-- BEGIN Supplied material --

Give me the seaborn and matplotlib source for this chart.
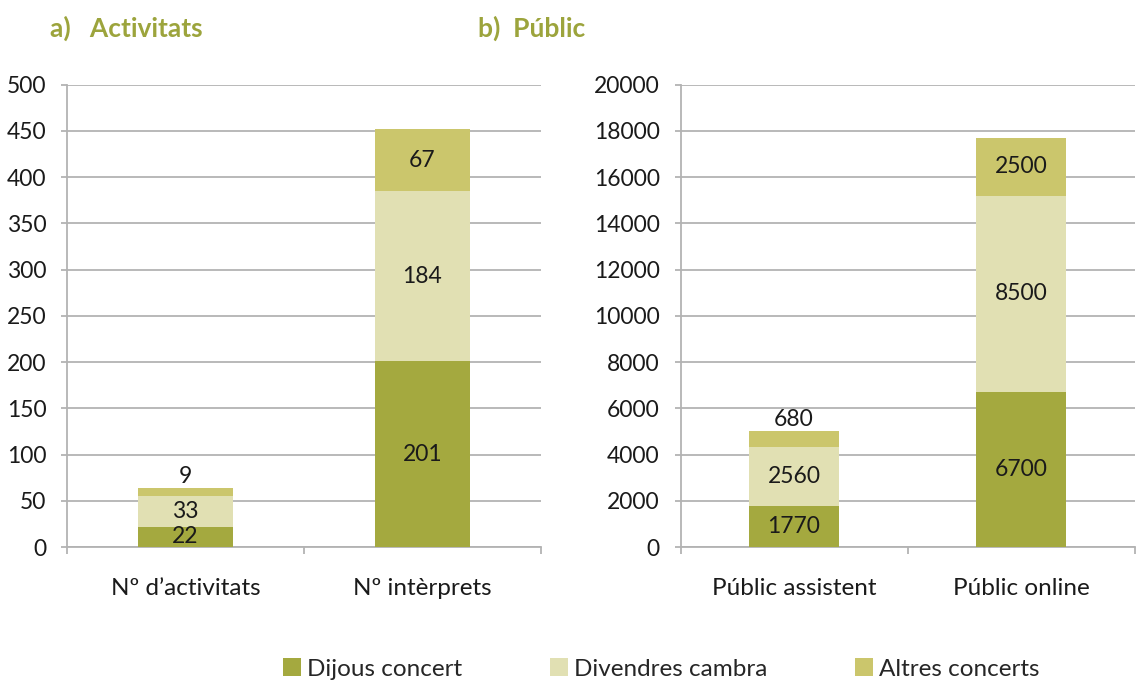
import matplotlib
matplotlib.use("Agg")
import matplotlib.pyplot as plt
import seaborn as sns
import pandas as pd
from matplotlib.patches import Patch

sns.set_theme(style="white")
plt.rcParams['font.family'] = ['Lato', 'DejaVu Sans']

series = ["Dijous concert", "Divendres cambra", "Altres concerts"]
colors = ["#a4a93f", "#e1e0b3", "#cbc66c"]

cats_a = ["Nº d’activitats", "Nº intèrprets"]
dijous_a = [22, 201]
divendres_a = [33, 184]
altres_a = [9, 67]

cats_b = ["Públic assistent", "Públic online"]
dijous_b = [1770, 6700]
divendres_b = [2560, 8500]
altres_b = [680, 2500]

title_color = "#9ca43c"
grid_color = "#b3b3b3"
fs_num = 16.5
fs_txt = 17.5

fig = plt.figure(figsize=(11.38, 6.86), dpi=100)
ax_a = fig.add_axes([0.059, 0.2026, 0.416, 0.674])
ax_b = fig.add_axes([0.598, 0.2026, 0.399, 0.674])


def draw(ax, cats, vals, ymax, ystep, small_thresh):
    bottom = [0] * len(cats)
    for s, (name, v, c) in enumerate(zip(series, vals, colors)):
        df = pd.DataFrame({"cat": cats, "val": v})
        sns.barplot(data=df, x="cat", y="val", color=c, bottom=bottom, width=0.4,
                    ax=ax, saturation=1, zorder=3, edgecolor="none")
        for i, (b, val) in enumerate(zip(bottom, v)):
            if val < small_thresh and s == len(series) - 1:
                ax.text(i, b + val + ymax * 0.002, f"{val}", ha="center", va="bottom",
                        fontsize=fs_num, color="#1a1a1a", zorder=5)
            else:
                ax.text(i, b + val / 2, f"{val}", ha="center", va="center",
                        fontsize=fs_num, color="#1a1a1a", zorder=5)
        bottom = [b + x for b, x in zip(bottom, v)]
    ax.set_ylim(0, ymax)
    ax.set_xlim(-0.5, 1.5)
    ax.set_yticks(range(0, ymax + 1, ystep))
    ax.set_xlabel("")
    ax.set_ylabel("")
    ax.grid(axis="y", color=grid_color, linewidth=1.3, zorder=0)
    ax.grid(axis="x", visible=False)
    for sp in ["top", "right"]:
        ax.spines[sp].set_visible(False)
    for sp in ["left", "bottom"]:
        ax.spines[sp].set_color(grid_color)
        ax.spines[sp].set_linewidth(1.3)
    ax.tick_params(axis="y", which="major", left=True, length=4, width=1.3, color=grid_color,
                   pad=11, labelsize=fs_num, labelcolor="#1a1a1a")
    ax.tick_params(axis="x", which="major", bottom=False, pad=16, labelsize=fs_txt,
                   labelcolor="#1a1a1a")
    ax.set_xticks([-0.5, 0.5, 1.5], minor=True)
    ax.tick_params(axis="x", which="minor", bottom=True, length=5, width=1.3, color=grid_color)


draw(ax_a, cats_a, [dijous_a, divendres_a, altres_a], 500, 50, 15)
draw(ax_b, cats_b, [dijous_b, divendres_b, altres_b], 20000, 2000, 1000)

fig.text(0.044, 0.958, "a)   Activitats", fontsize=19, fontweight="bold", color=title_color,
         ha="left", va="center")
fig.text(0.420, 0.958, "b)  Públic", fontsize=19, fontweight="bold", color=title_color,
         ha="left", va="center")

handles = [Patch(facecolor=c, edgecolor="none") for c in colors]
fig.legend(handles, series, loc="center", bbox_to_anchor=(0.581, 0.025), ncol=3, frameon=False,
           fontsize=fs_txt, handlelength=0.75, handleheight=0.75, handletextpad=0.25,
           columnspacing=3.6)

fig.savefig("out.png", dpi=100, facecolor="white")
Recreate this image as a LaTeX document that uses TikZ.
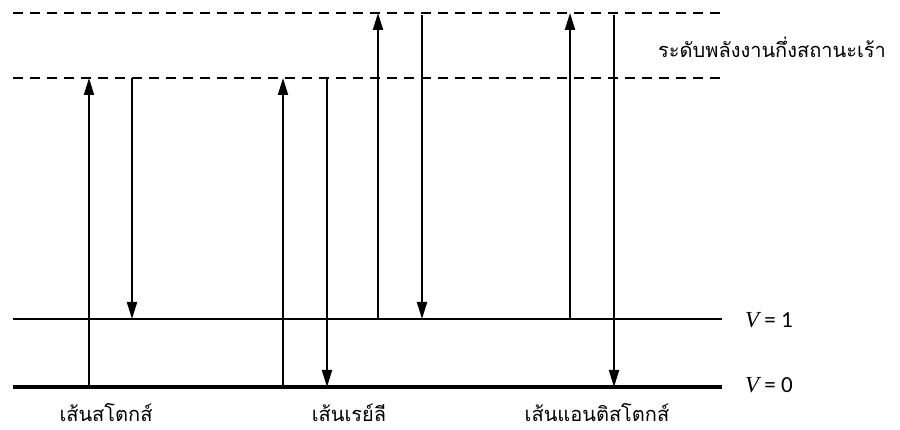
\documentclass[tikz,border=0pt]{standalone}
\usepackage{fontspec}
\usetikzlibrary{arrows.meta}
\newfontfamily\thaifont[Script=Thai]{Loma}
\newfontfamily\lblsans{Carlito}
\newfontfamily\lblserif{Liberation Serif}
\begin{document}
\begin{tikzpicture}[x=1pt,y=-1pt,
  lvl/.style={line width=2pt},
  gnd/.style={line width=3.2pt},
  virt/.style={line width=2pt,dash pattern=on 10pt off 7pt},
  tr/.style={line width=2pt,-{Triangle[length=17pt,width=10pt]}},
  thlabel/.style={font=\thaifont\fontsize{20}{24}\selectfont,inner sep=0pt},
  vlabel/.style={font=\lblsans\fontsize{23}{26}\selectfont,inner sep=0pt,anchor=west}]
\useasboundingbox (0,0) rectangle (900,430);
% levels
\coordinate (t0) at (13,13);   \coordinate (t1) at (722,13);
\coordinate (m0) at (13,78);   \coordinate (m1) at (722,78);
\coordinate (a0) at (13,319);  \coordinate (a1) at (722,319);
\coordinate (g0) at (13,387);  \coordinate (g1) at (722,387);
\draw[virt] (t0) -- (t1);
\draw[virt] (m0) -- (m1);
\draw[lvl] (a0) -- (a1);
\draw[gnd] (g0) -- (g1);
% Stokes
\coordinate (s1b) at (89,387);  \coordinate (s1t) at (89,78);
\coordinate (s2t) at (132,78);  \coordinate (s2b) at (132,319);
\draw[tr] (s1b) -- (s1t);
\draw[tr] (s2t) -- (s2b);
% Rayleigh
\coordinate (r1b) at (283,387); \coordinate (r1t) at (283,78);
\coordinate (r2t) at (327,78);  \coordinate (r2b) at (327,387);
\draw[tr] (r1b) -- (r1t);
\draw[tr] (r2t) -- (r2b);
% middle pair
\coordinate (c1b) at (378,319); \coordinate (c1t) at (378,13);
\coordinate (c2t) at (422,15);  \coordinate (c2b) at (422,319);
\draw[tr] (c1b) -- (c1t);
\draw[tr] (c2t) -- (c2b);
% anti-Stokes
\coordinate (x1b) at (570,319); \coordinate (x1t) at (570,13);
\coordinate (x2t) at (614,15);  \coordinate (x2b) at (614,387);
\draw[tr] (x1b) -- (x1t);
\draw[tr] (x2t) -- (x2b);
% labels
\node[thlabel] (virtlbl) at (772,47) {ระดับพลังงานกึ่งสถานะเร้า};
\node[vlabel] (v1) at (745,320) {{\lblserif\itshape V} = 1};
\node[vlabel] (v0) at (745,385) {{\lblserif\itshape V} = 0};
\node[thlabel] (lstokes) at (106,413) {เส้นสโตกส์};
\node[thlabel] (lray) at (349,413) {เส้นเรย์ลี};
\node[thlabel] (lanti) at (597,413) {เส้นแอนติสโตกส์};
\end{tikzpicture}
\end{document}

-- END Supplied material --

# Task requirements:
Quote every record above exactly, leaving out the pictures.

# The reply:
Give me the seaborn and matplotlib source for this chart.
import matplotlib
matplotlib.use("Agg")
import matplotlib.pyplot as plt
import seaborn as sns
import pandas as pd
from matplotlib.patches import Patch

sns.set_theme(style="white")
plt.rcParams['font.family'] = ['Lato', 'DejaVu Sans']

series = ["Dijous concert", "Divendres cambra", "Altres concerts"]
colors = ["#a4a93f", "#e1e0b3", "#cbc66c"]

cats_a = ["Nº d’activitats", "Nº intèrprets"]
dijous_a = [22, 201]
divendres_a = [33, 184]
altres_a = [9, 67]

cats_b = ["Públic assistent", "Públic online"]
dijous_b = [1770, 6700]
divendres_b = [2560, 8500]
altres_b = [680, 2500]

title_color = "#9ca43c"
grid_color = "#b3b3b3"
fs_num = 16.5
fs_txt = 17.5

fig = plt.figure(figsize=(11.38, 6.86), dpi=100)
ax_a = fig.add_axes([0.059, 0.2026, 0.416, 0.674])
ax_b = fig.add_axes([0.598, 0.2026, 0.399, 0.674])


def draw(ax, cats, vals, ymax, ystep, small_thresh):
    bottom = [0] * len(cats)
    for s, (name, v, c) in enumerate(zip(series, vals, colors)):
        df = pd.DataFrame({"cat": cats, "val": v})
        sns.barplot(data=df, x="cat", y="val", color=c, bottom=bottom, width=0.4,
                    ax=ax, saturation=1, zorder=3, edgecolor="none")
        for i, (b, val) in enumerate(zip(bottom, v)):
            if val < small_thresh and s == len(series) - 1:
                ax.text(i, b + val + ymax * 0.002, f"{val}", ha="center", va="bottom",
                        fontsize=fs_num, color="#1a1a1a", zorder=5)
            else:
                ax.text(i, b + val / 2, f"{val}", ha="center", va="center",
                        fontsize=fs_num, color="#1a1a1a", zorder=5)
        bottom = [b + x for b, x in zip(bottom, v)]
    ax.set_ylim(0, ymax)
    ax.set_xlim(-0.5, 1.5)
    ax.set_yticks(range(0, ymax + 1, ystep))
    ax.set_xlabel("")
    ax.set_ylabel("")
    ax.grid(axis="y", color=grid_color, linewidth=1.3, zorder=0)
    ax.grid(axis="x", visible=False)
    for sp in ["top", "right"]:
        ax.spines[sp].set_visible(False)
    for sp in ["left", "bottom"]:
        ax.spines[sp].set_color(grid_color)
        ax.spines[sp].set_linewidth(1.3)
    ax.tick_params(axis="y", which="major", left=True, length=4, width=1.3, color=grid_color,
                   pad=11, labelsize=fs_num, labelcolor="#1a1a1a")
    ax.tick_params(axis="x", which="major", bottom=False, pad=16, labelsize=fs_txt,
                   labelcolor="#1a1a1a")
    ax.set_xticks([-0.5, 0.5, 1.5], minor=True)
    ax.tick_params(axis="x", which="minor", bottom=True, length=5, width=1.3, color=grid_color)


draw(ax_a, cats_a, [dijous_a, divendres_a, altres_a], 500, 50, 15)
draw(ax_b, cats_b, [dijous_b, divendres_b, altres_b], 20000, 2000, 1000)

fig.text(0.044, 0.958, "a)   Activitats", fontsize=19, fontweight="bold", color=title_color,
         ha="left", va="center")
fig.text(0.420, 0.958, "b)  Públic", fontsize=19, fontweight="bold", color=title_color,
         ha="left", va="center")

handles = [Patch(facecolor=c, edgecolor="none") for c in colors]
fig.legend(handles, series, loc="center", bbox_to_anchor=(0.581, 0.025), ncol=3, frameon=False,
           fontsize=fs_txt, handlelength=0.75, handleheight=0.75, handletextpad=0.25,
           columnspacing=3.6)

fig.savefig("out.png", dpi=100, facecolor="white")
Recreate this image as a LaTeX document that uses TikZ.
\documentclass[tikz,border=0pt]{standalone}
\usepackage{fontspec}
\usetikzlibrary{arrows.meta}
\newfontfamily\thaifont[Script=Thai]{Loma}
\newfontfamily\lblsans{Carlito}
\newfontfamily\lblserif{Liberation Serif}
\begin{document}
\begin{tikzpicture}[x=1pt,y=-1pt,
  lvl/.style={line width=2pt},
  gnd/.style={line width=3.2pt},
  virt/.style={line width=2pt,dash pattern=on 10pt off 7pt},
  tr/.style={line width=2pt,-{Triangle[length=17pt,width=10pt]}},
  thlabel/.style={font=\thaifont\fontsize{20}{24}\selectfont,inner sep=0pt},
  vlabel/.style={font=\lblsans\fontsize{23}{26}\selectfont,inner sep=0pt,anchor=west}]
\useasboundingbox (0,0) rectangle (900,430);
% levels
\coordinate (t0) at (13,13);   \coordinate (t1) at (722,13);
\coordinate (m0) at (13,78);   \coordinate (m1) at (722,78);
\coordinate (a0) at (13,319);  \coordinate (a1) at (722,319);
\coordinate (g0) at (13,387);  \coordinate (g1) at (722,387);
\draw[virt] (t0) -- (t1);
\draw[virt] (m0) -- (m1);
\draw[lvl] (a0) -- (a1);
\draw[gnd] (g0) -- (g1);
% Stokes
\coordinate (s1b) at (89,387);  \coordinate (s1t) at (89,78);
\coordinate (s2t) at (132,78);  \coordinate (s2b) at (132,319);
\draw[tr] (s1b) -- (s1t);
\draw[tr] (s2t) -- (s2b);
% Rayleigh
\coordinate (r1b) at (283,387); \coordinate (r1t) at (283,78);
\coordinate (r2t) at (327,78);  \coordinate (r2b) at (327,387);
\draw[tr] (r1b) -- (r1t);
\draw[tr] (r2t) -- (r2b);
% middle pair
\coordinate (c1b) at (378,319); \coordinate (c1t) at (378,13);
\coordinate (c2t) at (422,15);  \coordinate (c2b) at (422,319);
\draw[tr] (c1b) -- (c1t);
\draw[tr] (c2t) -- (c2b);
% anti-Stokes
\coordinate (x1b) at (570,319); \coordinate (x1t) at (570,13);
\coordinate (x2t) at (614,15);  \coordinate (x2b) at (614,387);
\draw[tr] (x1b) -- (x1t);
\draw[tr] (x2t) -- (x2b);
% labels
\node[thlabel] (virtlbl) at (772,47) {ระดับพลังงานกึ่งสถานะเร้า};
\node[vlabel] (v1) at (745,320) {{\lblserif\itshape V} = 1};
\node[vlabel] (v0) at (745,385) {{\lblserif\itshape V} = 0};
\node[thlabel] (lstokes) at (106,413) {เส้นสโตกส์};
\node[thlabel] (lray) at (349,413) {เส้นเรย์ลี};
\node[thlabel] (lanti) at (597,413) {เส้นแอนติสโตกส์};
\end{tikzpicture}
\end{document}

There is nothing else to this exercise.